Thursday, March 6, 2014

George Kennan's Conservative Pessimism

George Kennan was a strange character. A brilliant diplomat and the main architect of America's strategy of containment toward the Soviet Union, he came across in public as confident and optimistic. But really he seemed so prescient at many times in his life because he always assumed the worst was going to happen. He told everyone that Stalin would enslave eastern Europe, for example, and feared from the beginning that involvement in Vietnam would lead to catastrophe. Now that his diaries have been published, we can see that he operated for his whole life under a grim suspicion that nuclear war was inevitable:
The danger of collective catastrophe . . . is so great as to be in part a certainty.
When he wasn't obsessing about nuclear war, he was fretting over environmental collapse, the dilution of the Anglo-Saxon race by blacks and Hispanic immigrants, the collapse of old institutions, and the general decline of civilization.
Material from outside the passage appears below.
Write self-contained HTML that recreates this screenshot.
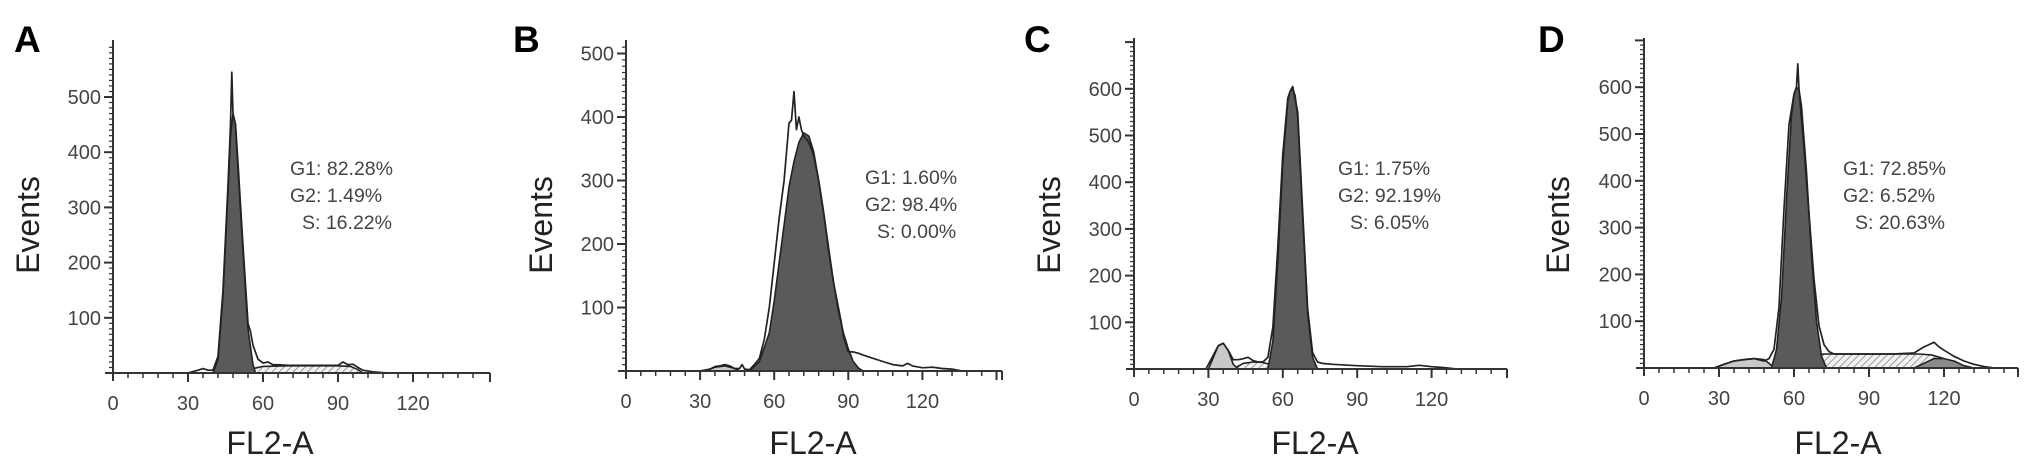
<!DOCTYPE html>
<html><head><meta charset="utf-8"><style>
html,body{margin:0;padding:0;background:#fff;}
svg{display:block;font-family:"Liberation Sans",Arial,sans-serif;}
</style></head><body>
<svg id="fig" width="2031" height="469" viewBox="0 0 2031 469">
<defs>
<pattern id="hatch" patternUnits="userSpaceOnUse" width="5" height="5" patternTransform="rotate(45)">
<rect width="5" height="5" fill="#f2f2f2"/><line x1="0" y1="0" x2="0" y2="5" stroke="#777" stroke-width="1.4"/>
</pattern>
</defs>
</svg>
<script>
// ---- data (x = FL2-A channel, y = events) ----
const xTickLabels = [0, 30, 60, 90, 120];
const panelLetters = ["A", "B", "C", "D"];
const statsA = ["G1: 82.28%", "G2: 1.49%", "S: 16.22%"];
const statsB = ["G1: 1.60%", "G2: 98.4%", "S: 0.00%"];
const statsC = ["G1: 1.75%", "G2: 92.19%", "S: 6.05%"];
const statsD = ["G1: 72.85%", "G2: 6.52%", "S: 20.63%"];
const yTicksA = [100, 200, 300, 400, 500];
const yTicksB = [100, 200, 300, 400, 500];
const yTicksC = [100, 200, 300, 400, 500, 600];
const yTicksD = [100, 200, 300, 400, 500, 600];

const A_outlineX = [30,34,36,38,40,42,44,46,47,47.5,48,49,50,52,54,55,56,58,60,62,64,66,70,80,90,92,94,96,98,100,104,110];
const A_outlineY = [0,5,8,5,5,30,150,340,450,545,470,450,380,230,90,75,50,25,18,20,15,15,14,14,14,20,15,16,10,5,2,0];
const A_darkX = [40,42,44,46,47,48,49,50,52,54,56,57];
const A_darkY = [0,25,140,330,430,470,450,370,220,80,15,0];
const A_hatchX = [50,56,60,70,80,90,95,98,100];
const A_hatchY = [0,8,12,13,13,13,12,6,0];
const A_lightX = [];
const A_lightY = [];

const B_outlineX = [30,34,36,38,40,42,44,46,47,48,50,52,54,56,58,60,62,64,66,67,68,69,70,71,72,74,76,78,80,82,84,86,87,88,90,92,94,96,100,104,108,112,114,116,120,124,128,132,136];
const B_outlineY = [0,3,7,8,10,8,4,4,10,3,2,10,20,50,100,170,240,300,390,395,440,380,400,380,370,360,340,300,250,195,140,100,80,55,30,30,28,25,20,15,10,8,12,8,5,6,4,3,0];
const B_darkX = [50,54,58,60,62,64,66,68,70,72,74,76,78,80,82,84,86,88,90,92,94,96];
const B_darkY = [0,15,60,110,170,230,290,330,360,375,370,345,300,250,190,140,95,60,35,15,5,0];
const B_hatchX = [];
const B_hatchY = [];
const B_lightX = [32,36,40,44,46];
const B_lightY = [0,6,8,4,0];

const C_outlineX = [29,32,34,36,38,40,42,44,46,48,50,52,54,56,58,60,62,63,64,66,68,70,72,74,76,80,90,100,110,115,120,125,130];
const C_outlineY = [0,30,50,55,40,20,20,22,25,18,15,15,25,90,260,460,580,595,605,550,340,130,35,15,12,10,7,5,5,8,5,3,0];
const C_darkX = [54,56,58,60,62,63,64,65,66,68,70,72,74];
const C_darkY = [0,60,230,440,575,595,600,585,540,330,120,25,0];
const C_hatchX = [40,44,48,52,56,60];
const C_hatchY = [0,12,15,14,8,0];
const C_lightX = [30,32,34,36,38,40,42];
const C_lightY = [0,25,50,55,40,10,0];

const D_outlineX = [28,32,36,40,44,48,50,52,54,56,58,60,61,61.5,62,64,66,68,70,72,74,76,80,90,100,108,112,114,116,118,120,124,128,132,136,140];
const D_outlineY = [0,8,15,18,20,15,20,40,130,340,520,585,600,650,595,470,330,190,90,50,35,30,30,30,30,32,45,50,55,45,38,25,15,8,3,0];
const D_darkX = [51,53,55,57,59,60,61,62,63,65,67,69,71,73];
const D_darkY = [0,40,150,360,540,585,600,595,560,420,240,100,25,0];
const D_hatchX = [56,60,64,68,72,80,90,100,110,115,120,124,126];
const D_hatchY = [0,10,20,27,30,30,30,30,30,28,20,8,0];
const D_lightX = [28,32,36,40,44,48,50,52];
const D_lightY = [0,8,15,18,20,18,10,0];
const D_g2X = [108,112,116,120,124,128,132];
const D_g2Y = [0,10,20,20,15,5,0];

const svg = document.getElementById('fig');
const NS = 'http://www.w3.org/2000/svg';
function mk(tag, attrs, parent){ const e=document.createElementNS(NS,tag); for(const k in attrs) e.setAttribute(k,attrs[k]); (parent||svg).appendChild(e); return e; }

const panels = [
 {key:'a', ox:113, kx:2.5, oy:373, ky:0.552, top:40, end:490, yTicks:yTicksA, stats:statsA, sx:290, sy:168, letter:[14,52], evX:28, flX:270,
  outline:[A_outlineX,A_outlineY], dark:[A_darkX,A_darkY], hatch:[A_hatchX,A_hatchY], light:[A_lightX,A_lightY], g2:null},
 {key:'b', ox:626, kx:2.47, oy:371, ky:0.635, top:40, end:1002, yTicks:yTicksB, stats:statsB, sx:865, sy:177, letter:[513,52], evX:541, flX:813,
  outline:[B_outlineX,B_outlineY], dark:[B_darkX,B_darkY], hatch:[B_hatchX,B_hatchY], light:[B_lightX,B_lightY], g2:null},
 {key:'c', ox:1134, kx:2.48, oy:369, ky:0.467, top:38, end:1507, yTicks:yTicksC, stats:statsC, sx:1338, sy:168, letter:[1024,52], evX:1049, flX:1315,
  outline:[C_outlineX,C_outlineY], dark:[C_darkX,C_darkY], hatch:[C_hatchX,C_hatchY], light:[C_lightX,C_lightY], g2:null},
 {key:'d', ox:1644, kx:2.5, oy:368, ky:0.468, top:38, end:2018, yTicks:yTicksD, stats:statsD, sx:1843, sy:168, letter:[1538,52], evX:1558, flX:1838,
  outline:[D_outlineX,D_outlineY], dark:[D_darkX,D_darkY], hatch:[D_hatchX,D_hatchY], light:[D_lightX,D_lightY], g2:[D_g2X,D_g2Y]}
];

panels.forEach((p,i)=>{
  const g = mk('g',{});
  
  
  const X = v => p.ox + v*p.kx;
  const Y = v => p.oy - v*p.ky;
  function area(arr, fill, name){
    const xs=arr[0], ys=arr[1]; if(!xs.length) return;
    let d='M'+X(xs[0]).toFixed(1)+','+Y(0).toFixed(1);
    for(let j=0;j<xs.length;j++) d+='L'+X(xs[j]).toFixed(1)+','+Y(ys[j]).toFixed(1);
    d+='L'+X(xs[xs.length-1]).toFixed(1)+','+Y(0).toFixed(1)+'Z';
    const e = mk('path',{d:d, fill:fill, stroke:'#222', 'stroke-width':1.6, 'stroke-linejoin':'round'}, g);
    
    
  }
  area(p.hatch,'url(#hatch)','s-phase-fit');
  area(p.light,'#c9c9c9','light-peak-fit');
  if(p.g2) area(p.g2,'#8a8a8a','g2-peak-fit');
  area(p.dark,'#5a5a5a','main-peak-fit');
  {
    const xs=p.outline[0], ys=p.outline[1];
    let d='';
    for(let j=0;j<xs.length;j++) d+=(j?'L':'M')+X(xs[j]).toFixed(1)+','+Y(ys[j]).toFixed(1);
    const e = mk('path',{d:d, fill:'none', stroke:'#222', 'stroke-width':1.7, 'stroke-linejoin':'round'}, g);
    
    
  }
  const ax = mk('g',{stroke:'#333','stroke-width':2}, g);
  
  
  mk('line',{x1:p.ox, y1:p.top, x2:p.ox, y2:p.oy+8}, ax);
  mk('line',{x1:p.ox-8, y1:p.oy, x2:p.end, y2:p.oy}, ax);
  mk('line',{x1:p.end, y1:p.oy, x2:p.end, y2:p.oy+9}, ax);
  for(let v=6; X(v)<p.end-2; v+=6){
    const major = v%30===0;
    mk('line',{x1:X(v), y1:p.oy, x2:X(v), y2:p.oy+(major?9:5), 'stroke-width':major?2:1.5}, ax);
  }
  for(let v=10; Y(v)>p.top+2; v+=10){
    const major = v%100===0;
    mk('line',{x1:p.ox-(major?9:4), y1:Y(v), x2:p.ox, y2:Y(v), 'stroke-width':major?2:1.2}, ax);
  }
  xTickLabels.forEach(v=>{
    const t = mk('text',{x:X(v), y:p.oy+37, 'text-anchor':'middle', 'font-size':20, fill:'#444'}, g);
    t.textContent = v;
    
    
  });
  p.yTicks.forEach(v=>{
    const t = mk('text',{x:p.ox-12, y:Y(v)+7, 'text-anchor':'end', 'font-size':20, fill:'#444'}, g);
    t.textContent = v;
    
    
  });
  const yt = mk('text',{x:0, y:0, transform:'translate('+(p.evX+11)+',225) rotate(-90)', 'text-anchor':'middle', 'font-size':32, fill:'#222'}, g);
  yt.textContent = 'Events';
  
  
  const xt = mk('text',{x:p.flX, y:454, 'text-anchor':'middle', 'font-size':32, fill:'#222'}, g);
  xt.textContent = 'FL2-A';
  
  
  const lt = mk('text',{x:p.letter[0], y:p.letter[1], 'font-size':37, 'font-weight':'bold', fill:'#000'}, g);
  lt.textContent = panelLetters[i];
  
  
  p.stats.forEach((s,k)=>{
    const t = mk('text',{x:p.sx + (k===2?12:0), y:p.sy+7+k*27, 'font-size':19.5, fill:'#444'}, g);
    t.textContent = s;
    
    
  });
});
</script>
</body></html>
From Fareed Zakaria's review:
“I cannot help but regret that I did not live 50 or 100 years sooner,” he wrote in one of his entries. “Life is too full in these times to be comprehensible. We know too many cities to be able to grow into any of them, . . . too many friends to have any real friendships, too many books to know any of them well, and the quality of our impressions gives way to the quantity, so that life begins to seem like a movie, with hundreds of kaleidoscopic scenes flashing on and off our field of perception, gone before we have time to consider them.” . . .
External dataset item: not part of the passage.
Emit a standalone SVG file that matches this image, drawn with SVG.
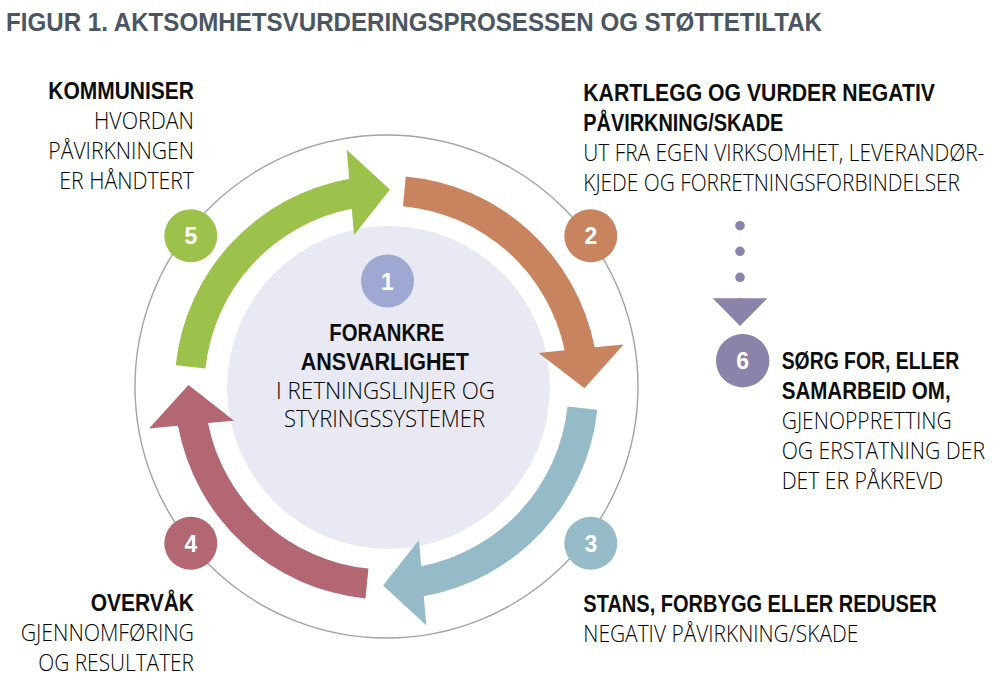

Kennan mourned the loss of small communities with their sense of common purpose. In 1938, while working at the State Department, he took a brief leave and bicycled through rural Wisconsin, the state he grew up in, and recalled how the small villages he moved through had often rallied together, in the wake of floods, hurricanes and war, and how modern life, with its emphasis on individualism, was eroding that sense of solidarity. Seventeen years later, he surveyed his country — the booming, urbanizing America of the 1950s — with disgust: “I could leave it without a pang: the endless streams of cars, the bored, set faces behind the windshield, the chrome, the asphalt, the advertising, the television sets, the filling stations, the hot-dog stands, the barren business centers, the suburban brick boxes, the country clubs, the bars and grills, the empty activity.”

He saw a dark side in almost all the advances of modern life, especially cars and airplanes. . . . “Flying (but particularly the airports) puts me into the nearest thing to a wholly psychotic depression,” he explained.
Interesting that a man so wrapped in gloomy fantasies, so detached from his own time and so disgusted by most of what was happening around him, was still able to achieve so much as a public figure. Kennan's life also shows the  folly of trying to explain any thoughtful person by the left-right dichotomy. In the part of politics with which he was most involved, American foreign policy, he was often portrayed as a man of the left because he opposed war and supported diplomacy. But his diaries confirm the suspicion liberals always had of him, that even when he took their side he was not really their friend. He was in everything a deeply conservative person, especially in his fears about what was happening to everything he valued in life.